March of Colonel Butler Along the East Side of Cayuga Lake.
On the return march, when the army reached Kanadaseaga on September 20, Lieutenant Colonel Butler commanding the Fourth Pennsylvania regiment was detached with six hundred men, with orders to proceed around the north end of Cayuga lake, and devastate the country of the Cayugas on the east side of the lake. At the same time a force under Lieutenant Colonel Henry Dearborn was ordered to move along the west side, the two detachments to unite at the head of the lake and from thence to join the main army at Catharinestown.
William Butler was the second of five brothers, all of whom served with distinction in the Revolution and the succeeding wars. Their names were Richard, William, Thomas, Percival and Edward. Thomas, the third brother, is said to have been born in Pennsylvania in 1754, and Richard the elder in Ireland, so that William was either born in America, or came here from Ireland when very young. He was commissioned Lieutenant Colonel October 25, 1776, on the organization of the Fourth Pennsylvania Regiment. Immediately after the battle of Monmouth, in which he bore an important part, his regiment and six companies of Morgan's riflemen were sent to Schoharie County, New York, where he was actively engaged in protecting the frontier settlements from the marauding parties of tories and Indians. After the Wyoming massacre in 1778, as a part of the aggressive policy determined on by Washington, he marched to the Delaware, and descended that stream for two days, and from thence moved across the country to the Susquehanna at Unadilla in pursuit of the enemy, who fled at his approach. From here he moved down to Onoquaga, which was a well built town, with many good farm houses in the vicinity belonging to the tories, located on both sides of the river.
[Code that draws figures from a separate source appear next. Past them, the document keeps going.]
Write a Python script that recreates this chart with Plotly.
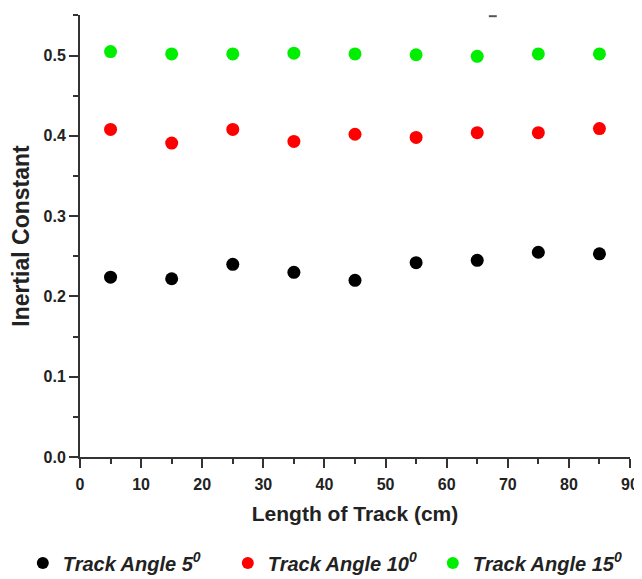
import plotly.graph_objects as go

track_length = [5, 15, 25, 35, 45, 55, 65, 75, 85]
angle_5 = [0.224, 0.222, 0.240, 0.230, 0.220, 0.242, 0.245, 0.255, 0.253]
angle_10 = [0.408, 0.391, 0.408, 0.393, 0.402, 0.398, 0.404, 0.404, 0.409]
angle_15 = [0.505, 0.502, 0.502, 0.503, 0.502, 0.501, 0.499, 0.502, 0.502]
series_names = ["Track Angle 5<sup>0</sup>", "Track Angle 10<sup>0</sup>", "Track Angle 15<sup>0</sup>"]
series_colors = ["#000000", "#ff0000", "#00ee00"]
x_ticks = [0, 10, 20, 30, 40, 50, 60, 70, 80, 90]
y_ticks = [0.0, 0.1, 0.2, 0.3, 0.4, 0.5]

FONT = "Liberation Sans, Arial, sans-serif"
INK = "#222222"
AXC = "#333333"

fig = go.Figure()
for name, vals, col in zip(series_names, [angle_5, angle_10, angle_15], series_colors):
    fig.add_trace(go.Scatter(
        x=track_length, y=vals, mode="markers", name=name,
        marker=dict(color=col, size=13, line=dict(width=0)),
    ))

axis_common = dict(
    showline=True, linecolor=AXC, linewidth=2,
    ticks="outside", ticklen=9, tickwidth=2, tickcolor=AXC,
    showgrid=False, zeroline=False, mirror=False,
    tickfont=dict(family=FONT, size=16, color=INK, weight="bold"),
)

fig.update_xaxes(
    range=[0, 90], tickvals=x_ticks, ticktext=[str(v) for v in x_ticks],
    minor=dict(dtick=5, tick0=0, ticklen=5, tickwidth=2, tickcolor=AXC, ticks="outside"),
    ticklabelstandoff=3,
    title=dict(text="<b>Length of Track (cm)</b>", font=dict(family=FONT, size=21, color=INK), standoff=14),
    **axis_common,
)
fig.update_yaxes(
    range=[0, 0.5505], tickvals=y_ticks, ticktext=[f"{v:.1f}" for v in y_ticks],
    minor=dict(dtick=0.05, tick0=0, ticklen=5, tickwidth=2, tickcolor=AXC, ticks="outside"),
    title=dict(text="<b>Inertial Constant</b>", font=dict(family=FONT, size=23, color=INK), standoff=10),
    **axis_common,
)

# small stray dash near the top of the plot in the reference
fig.add_shape(type="line", xref="x", yref="y", x0=66.9, x1=68.2, y0=0.549, y1=0.549,
              line=dict(color="#555555", width=2))

fig.update_layout(
    width=634, height=571,
    margin=dict(l=72, r=12, t=7, b=122, autoexpand=False),
    paper_bgcolor="white", plot_bgcolor="white",
    showlegend=True,
    legend=dict(
        orientation="h", x=-0.104, y=-0.24, xanchor="left", yanchor="middle",
        font=dict(family=FONT, size=20, color=INK, style="italic", weight="bold"),
        itemsizing="constant", entrywidth=160, entrywidthmode="pixels",
        bgcolor="rgba(0,0,0,0)", borderwidth=0,
    ),
)

fig.write_html("out.html")
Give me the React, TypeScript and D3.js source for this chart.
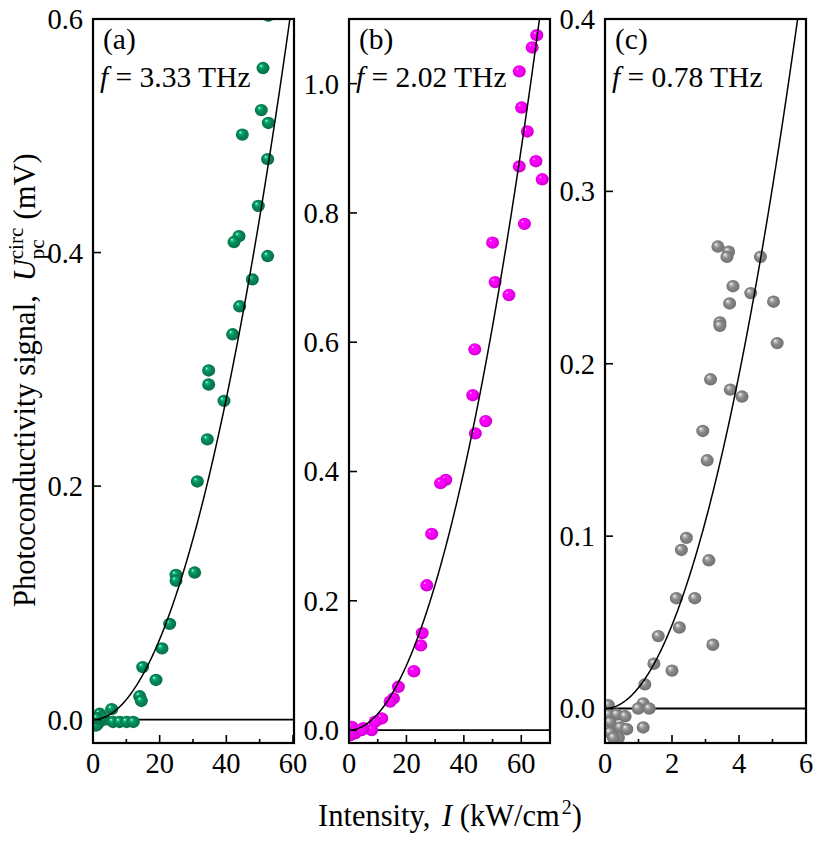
import React from "react";
import * as d3 from "d3";

// ---------- data ----------
const panelLabels = ["(a)", "(b)", "(c)"];
const freqLabels = ["3.33 THz", "2.02 THz", "0.78 THz"];

const aIntensity = [52.6, 51.0, 50.5, 52.6, 44.8, 52.4, 49.6, 43.8, 42.3, 52.4, 47.8, 44.0, 41.9, 34.7, 34.7, 39.3, 34.3, 31.3, 30.5, 24.9, 24.9, 23.0, 20.7, 14.9, 18.9, 14.0, 14.5, 5.6, 2.0, 1.5, 1.0, 3.5, 2.6, 6.0, 8.0, 10.1, 12.1, 1.2];
const aSignal = [0.603, 0.558, 0.522, 0.511, 0.501, 0.480, 0.440, 0.414, 0.409, 0.397, 0.377, 0.354, 0.330, 0.299, 0.287, 0.273, 0.240, 0.204, 0.126, 0.124, 0.119, 0.082, 0.061, 0.045, 0.034, 0.020, 0.016, 0.009, 0.005, -0.003, -0.005, 0.000, 0.002, -0.002, -0.002, -0.002, -0.002, 0.001];

const bIntensity = [65.4, 63.8, 59.3, 60.1, 62.1, 65.1, 59.3, 67.3, 61.1, 50.0, 50.9, 55.7, 43.8, 43.1, 47.6, 44.0, 33.7, 31.9, 28.8, 27.1, 25.5, 25.0, 22.6, 17.2, 15.5, 14.3, 11.4, 9.1, 7.9, 5.0, 2.1, 1.0, 0.3, 4.4];
const bSignal = [1.075, 1.056, 1.019, 0.963, 0.926, 0.880, 0.872, 0.852, 0.783, 0.754, 0.693, 0.673, 0.589, 0.518, 0.478, 0.459, 0.387, 0.382, 0.3035, 0.224, 0.150, 0.131, 0.091, 0.067, 0.049, 0.044, 0.018, 0.013, 0.0, 0.003, -0.005, 0.005, -0.008, 0.0];

const cIntensity = [3.37, 3.69, 3.64, 4.64, 3.82, 4.35, 3.72, 5.03, 3.43, 3.43, 5.14, 3.15, 3.74, 4.09, 2.92, 3.05, 2.43, 2.28, 3.10, 2.13, 2.68, 2.22, 1.59, 3.22, 1.46, 2.00, 1.19, 1.14, 0.99, 1.32, 1.14, 0.10, 0.10, 0.35, 0.60, 0.15, 0.45, 0.65, 0.15, 0.40, 0.25];
const cSignal = [0.268, 0.265, 0.262, 0.262, 0.245, 0.241, 0.235, 0.236, 0.224, 0.222, 0.212, 0.191, 0.185, 0.181, 0.161, 0.144, 0.099, 0.092, 0.086, 0.064, 0.064, 0.047, 0.042, 0.037, 0.026, 0.022, 0.014, 0.003, 0.000, 0.000, -0.011, 0.002, -0.0035, -0.0035, -0.0045, -0.008, -0.011, -0.012, -0.014, -0.017, -0.017];

// quadratic fit coefficients U = k * I^2
const fitCoef = [1.72e-4, 2.5e-4, 0.0121];

const xDomains = [[0, 60.3], [0, 70], [0, 6]];
const yDomains = [[-0.02, 0.6], [-0.02, 1.1], [-0.02, 0.4]];
const xMajorTicks = [[0, 20, 40, 60], [0, 20, 40, 60], [0, 2, 4, 6]];
const xMinorTicks = [[10, 30, 50], [10, 30, 50], [1, 3, 5]];
const yTicks = [[0, 0.2, 0.4, 0.6], [0, 0.2, 0.4, 0.6, 0.8, 1.0], [0, 0.1, 0.2, 0.3, 0.4]];
const colors = ["#088a5a", "#ff00ff", "#8a8a8a"];

const intensities = [aIntensity, bIntensity, cIntensity];
const signals = [aSignal, bSignal, cSignal];

// ---------- layout ----------
const W = 830;
const H = 844;
const panelLeft = [93, 349, 605];
const panelWidth = 201;
const top = 19;
const bottom = 743;
const FONT = "'Liberation Serif', 'Times New Roman', serif";
const FS = 28.5;
const FS_ANN = 29.5;
const FS_TITLE = 30.5;

function Panel({ i }: { i: number }) {
  const x0 = panelLeft[i];
  const x1 = x0 + panelWidth;
  const x = d3.scaleLinear().domain(xDomains[i]).range([x0, x1]);
  const y = d3.scaleLinear().domain(yDomains[i]).range([bottom, top]);
  const col = d3.color(colors[i])!;
  const gid = `sph${i}`;
  const cid = `clip${i}`;
  const xs = intensities[i];
  const ys = signals[i];
  const k = fitCoef[i];
  const xmax = xDomains[i][1];
  const curvePts: [number, number][] = d3.range(0, xmax * 1.001, xmax / 300).map((v) => [v, k * v * v]);
  const line = d3.line<[number, number]>().x((d) => x(d[0])).y((d) => y(d[1]));
  return (
    <g>
      <defs>
        <radialGradient id={gid} cx="0.5" cy="0.5" r="0.55" fx="0.33" fy="0.3">
          <stop offset="0" stopColor="#ffffff" />
          <stop offset="0.18" stopColor={col.brighter(0.9).formatHex()} />
          <stop offset="0.45" stopColor={col.formatHex()} />
          <stop offset="1" stopColor={col.darker(0.7).formatHex()} />
        </radialGradient>
        <clipPath id={cid}>
          <rect x={x0} y={top} width={panelWidth} height={bottom - top} />
        </clipPath>
      </defs>
      {/* zero line */}
      <line x1={x0} x2={x1} y1={y(0)} y2={y(0)} stroke="#000" strokeWidth={1.8} />
      {/* points */}
      <g clipPath={`url(#${cid})`}>
        {xs.map((v, j) => (
          <ellipse key={j} cx={x(v)} cy={y(ys[j])} rx={6.5} ry={6.2} fill={`url(#${gid})`} />
        ))}
        <path d={line(curvePts) || ""} fill="none" stroke="#000" strokeWidth={1.5} />
      </g>
      {/* frame */}
      <rect x={x0} y={top} width={panelWidth} height={bottom - top} fill="none" stroke="#000" strokeWidth={2.2} />
      {/* y ticks */}
      {yTicks[i].map((t) => (
        <g key={`y${t}`}>
          {y(t) > top + 1 && (
            <line x1={x0} x2={x0 + 8} y1={y(t)} y2={y(t)} stroke="#000" strokeWidth={1.6} />
          )}
          <text x={x0 - 10} y={y(t)} dy="0.35em" textAnchor="end" fontFamily={FONT} fontSize={FS}>
            {d3.format(".1f")(t)}
          </text>
        </g>
      ))}
      {/* x ticks */}
      {xMajorTicks[i].map((t) => (
        <g key={`x${t}`}>
          <line x1={x(t)} x2={x(t)} y1={bottom} y2={bottom - 8} stroke="#000" strokeWidth={1.6} />
          <text x={x(t)} y={773} textAnchor="middle" fontFamily={FONT} fontSize={FS}>
            {t}
          </text>
        </g>
      ))}
      {xMinorTicks[i].map((t) => (
        <line key={`m${t}`} x1={x(t)} x2={x(t)} y1={bottom} y2={bottom - 4} stroke="#000" strokeWidth={1.6} />
      ))}
      {/* annotations */}
      <text x={x0 + 10} y={49} fontFamily={FONT} fontSize={FS_ANN}>
        {panelLabels[i]}
      </text>
      <text x={x0 + 7} y={87} fontFamily={FONT} fontSize={FS_ANN}>
        <tspan fontStyle="italic">f</tspan>
        <tspan> = {freqLabels[i]}</tspan>
      </text>
    </g>
  );
}

export default function App() {
  return (
    <svg
      width={W}
      height={H}
      style={{ display: "block", background: "#fff", position: "absolute", left: 0, top: 0 }}
    >
      <rect x={0} y={0} width={W} height={H} fill="#fff" />
      {[0, 1, 2].map((i) => (
        <Panel key={i} i={i} />
      ))}
      {/* x axis title */}
      <text x={450} y={826} textAnchor="middle" fontFamily={FONT} fontSize={FS_TITLE}>
        <tspan>Intensity, </tspan>
        <tspan dx={4} fontStyle="italic">I</tspan>
        <tspan> (kW/cm</tspan>
        <tspan fontSize={20} dx={2} dy={-12}>2</tspan>
        <tspan dy={12}>)</tspan>
      </text>
      {/* y axis title */}
      <g transform="translate(35,607) rotate(-90)">
        <text x={0} y={0} fontFamily={FONT} fontSize={FS_TITLE}>
          <tspan>Photoconductivity signal,</tspan>
          <tspan dx={14} fontStyle="italic">U</tspan>
          <tspan fontSize={21} dy={-12}>circ</tspan>
          <tspan fontSize={21} dx={-31.5} dy={21}>pc</tspan>
          <tspan dx={20} dy={-9}>(mV)</tspan>
        </text>
      </g>
    </svg>
  );
}
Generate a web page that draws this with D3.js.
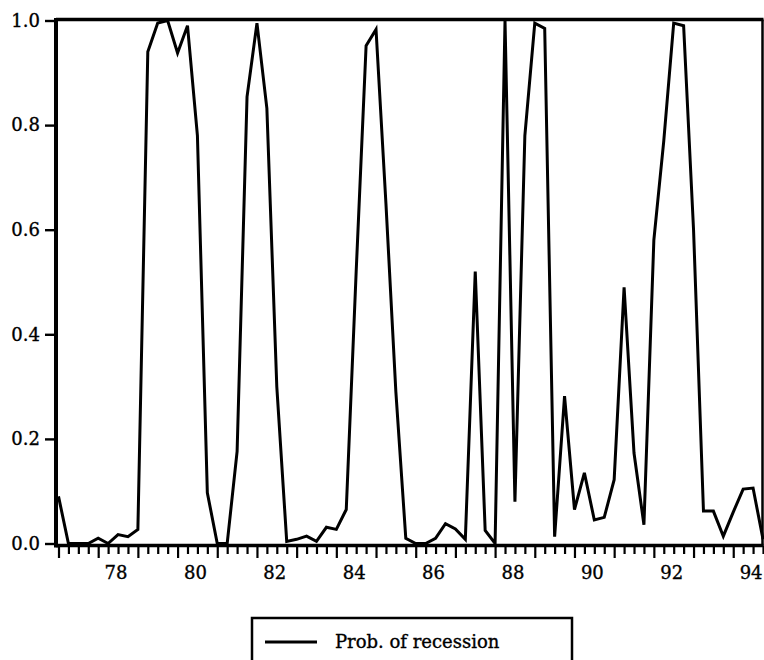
<!DOCTYPE html>
<html>
<head>
<meta charset="utf-8">
<script src="https://cdn.jsdelivr.net/npm/d3@7"></script>
<style>
  html, body { margin: 0; padding: 0; background: #fff; }
  svg { display: block; }
  text { font-family: "DejaVu Serif", serif; fill: #000; stroke: #000; stroke-width: 0.35px; }
</style>
</head>
<body>
<svg id="chart" width="764" height="660"></svg>
<script>
(function () {
// ---- data (quarterly, 1977Q1 .. 1994Q4) ----
const startYear = 1977;
const endYear = 1994;
const quarters = [];
for (let yy = startYear; yy <= endYear; yy++) for (let q = 1; q <= 4; q++) quarters.push(yy + "Q" + q);

const prob = [
  0.09, 0.0, 0.0, 0.0,        // 1977
  0.01, 0.0, 0.017, 0.013,    // 1978
  0.027, 0.94, 0.995, 1.0,    // 1979
  0.938, 0.99, 0.78, 0.097,   // 1980
  0.0, 0.0, 0.176, 0.854,     // 1981
  0.995, 0.832, 0.30, 0.004,  // 1982
  0.008, 0.014, 0.004, 0.031, // 1983
  0.027, 0.065, 0.52, 0.952,  // 1984
  0.983, 0.65, 0.29, 0.01,    // 1985
  0.0, 0.0, 0.01, 0.038,      // 1986
  0.028, 0.008, 0.52, 0.025,  // 1987
  0.0, 1.0, 0.08, 0.78,       // 1988
  0.995, 0.985, 0.013, 0.282, // 1989
  0.065, 0.135, 0.045, 0.05,  // 1990
  0.122, 0.49, 0.173, 0.036,  // 1991
  0.58, 0.77, 0.995, 0.99,    // 1992
  0.60, 0.062, 0.062, 0.014,  // 1993
  0.06, 0.104, 0.106, 0.008   // 1994
];

const yTicks = [0.0, 0.2, 0.4, 0.6, 0.8, 1.0];
const xLabelYears = [1978, 1980, 1982, 1984, 1986, 1988, 1990, 1992, 1994];
const xLabels = ["78", "80", "82", "84", "86", "88", "90", "92", "94"];
const seriesName = "Prob. of recession";

// ---- layout ----
const svg = d3.select("#chart");
const pLeft = 56, pRight = 762.5, pTop = 19.5, pBottom = 545.5;

const x = d3.scaleLinear().domain([0, quarters.length - 1]).range([58.5, 763]);
const y = d3.scaleLinear().domain([0, 1]).range([543.5, 20.5]);

// y axis ticks + labels
const yAxis = svg.append("g")
  .attr("transform", `translate(${pLeft},0)`)
  .call(d3.axisLeft(y).tickValues(yTicks).tickFormat(d3.format(".1f")).tickSize(11).tickPadding(5));
yAxis.select(".domain").remove();
yAxis.selectAll(".tick line").attr("stroke", "#000").attr("stroke-width", 2.4);
yAxis.selectAll(".tick text").style("font-family", "DejaVu Serif").style("font-size", "18px").attr("fill", "#000");

// x minor/major ticks at every quarter
const xTickAxis = svg.append("g")
  .attr("transform", `translate(0,${pBottom})`)
  .call(d3.axisBottom(x).tickValues(d3.range(quarters.length)).tickSize(8.5).tickFormat(""));
xTickAxis.select(".domain").remove();
xTickAxis.selectAll(".tick line")
  .attr("stroke", "#000").attr("stroke-width", 2.2)
  .attr("y2", d => (quarters[d].endsWith("Q1") ? 12.5 : 8.5));

// x labels (placed within each labelled year)
const labelPos = xLabelYears.map(yr => quarters.indexOf(yr + "Q1") + 1.75);
const xLabAxis = svg.append("g")
  .attr("transform", `translate(0,${pBottom})`)
  .call(d3.axisBottom(x).tickValues(labelPos).tickSize(0).tickPadding(21)
    .tickFormat((d, i) => xLabels[i]));
xLabAxis.select(".domain").remove();
xLabAxis.selectAll(".tick text").style("font-family", "DejaVu Serif").style("font-size", "18px").attr("fill", "#000");

// data line
svg.append("path")
  .datum(prob)
  .attr("fill", "none")
  .attr("stroke", "#000")
  .attr("stroke-width", 3)
  .attr("stroke-linejoin", "miter")
  .attr("d", d3.line().x((d, i) => x(i)).y(d => y(d)));

// frame
svg.append("line").attr("x1", pLeft).attr("x2", pRight + 1).attr("y1", pTop).attr("y2", pTop)
  .attr("stroke", "#000").attr("stroke-width", 3.5);
svg.append("line").attr("x1", pRight).attr("x2", pRight).attr("y1", pTop).attr("y2", pBottom)
  .attr("stroke", "#000").attr("stroke-width", 2.5);
svg.append("line").attr("x1", pLeft).attr("x2", pLeft).attr("y1", pTop - 1.5).attr("y2", pBottom + 2)
  .attr("stroke", "#000").attr("stroke-width", 4);
svg.append("line").attr("x1", pLeft).attr("x2", pRight + 1).attr("y1", pBottom).attr("y2", pBottom)
  .attr("stroke", "#000").attr("stroke-width", 3.5);

// legend
const lg = svg.append("g");
lg.append("rect").attr("x", 252).attr("y", 618).attr("width", 320).attr("height", 60)
  .attr("fill", "none").attr("stroke", "#000").attr("stroke-width", 2.5);
lg.append("line").attr("x1", 265).attr("x2", 317).attr("y1", 642).attr("y2", 642)
  .attr("stroke", "#000").attr("stroke-width", 3);
lg.append("text").attr("x", 335).attr("y", 648)
  .style("font-size", "18px").text(seriesName);
})();
</script>
</body>
</html>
He destroyed Onoquaga, and a Tuscarora town lower down, Conihunto eight miles above, and Unadilla, with the grist and saw mill there, the only ones in the valley, and forced the enemy to remove westward to the Chemung where they were found by Sullivan the next year. He was in garrison in the Middle fort of Schoharie during the winter, and in August, 1779, accompanied Clinton down the Susquehanna to Tioga point where he was transferred to General Hand's Brigade August 23d of that year. This was the Colonel Butler to whom General Sullivan entrusted the responsible duties of conducting this important expedition, second only in importance to that of the main army. Two journals give an account of Colonel Butler's march, viz., Thomas Grant, who appears to have been one of the surveying party under Captain Lodge, and George Grant, Sergeant Major of the Third New Jersey regiment, the latter evidently copied from some other journal.